I continue to be baffled at Kigali and Kinshasa's insistence that all Rwandan troops will leave the DRC this week. The idea that the mission has accomplished its objectives doesn't make any sense. Even if 3,500 FDLR have been repatriated, most of these are women and children. The FDLR's fighting force has been scattered, but can easily reassemble itself once the Rwandans go home. Kigali says it's overrun the FDLR's various command centers, but what does that mean? We're talking about a few derelict colonial-era houses with backed-up toilets and a dozen kalishnokov-totting teenagers loitering around the periphery. It's not exactly the White House Situation Room.

Then there's the fact that Rwandan government propaganda continues to agitate for an extension of the mission. Read this story in Rwanda's New Times for an example.

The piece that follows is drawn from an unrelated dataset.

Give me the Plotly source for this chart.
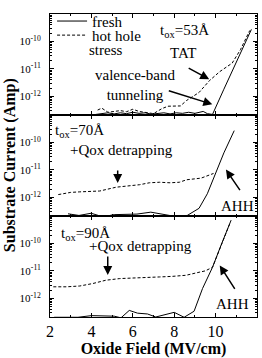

One possibility is that Rwanda is setting up conditions for a more permanent return. They'll leave, the region will regress to its chaotic state, there will be a scattering of massacres, and then Rwanda will triumphantly return to the region claiming an obligation to stabilize it. That's sort of what Rwanda and Uganda did earlier in the war, in the 2000-2002 period. Another possibility is that Rwandan soldiers have grabbed most of their high-value targets, the score or so of real ex-genocidaires among the FDLR. But there's not much evidence of that. Another is that when Rwanda says they've secured FDLR strongholds, they mean the mines the FDLR controlled. But I don't know how they plan to control those mines once they depart. They certainly can't count on FARDC to do that for them--or to honor any sub rosa agreements once they've left. And leaving troops behind to control the mines outright after that devastating UN report? Well, no one ever accused Kagame of lacking chutzpah. Still, it's a risky idea. If they stay long-term and control the mines, Kabila will be under tremendous political pressure to demand that Rwanda leave. And if he does, Rwanda will be hard-pressed to ignore all the international pressure they'd be under. They don't want to start a cascade of donor nations withdrawing their aid.

Bottom line: I got nothing. Is this a rare mistake by Kagame, or has he got something up his sleeve? I'm willing to bet it's the latter, I just can't figure out what it might be.

And yes, this means that my boast last week that I understood what was happening in the DRC turns out to have been ... premature. The crow is plucked and in the pot.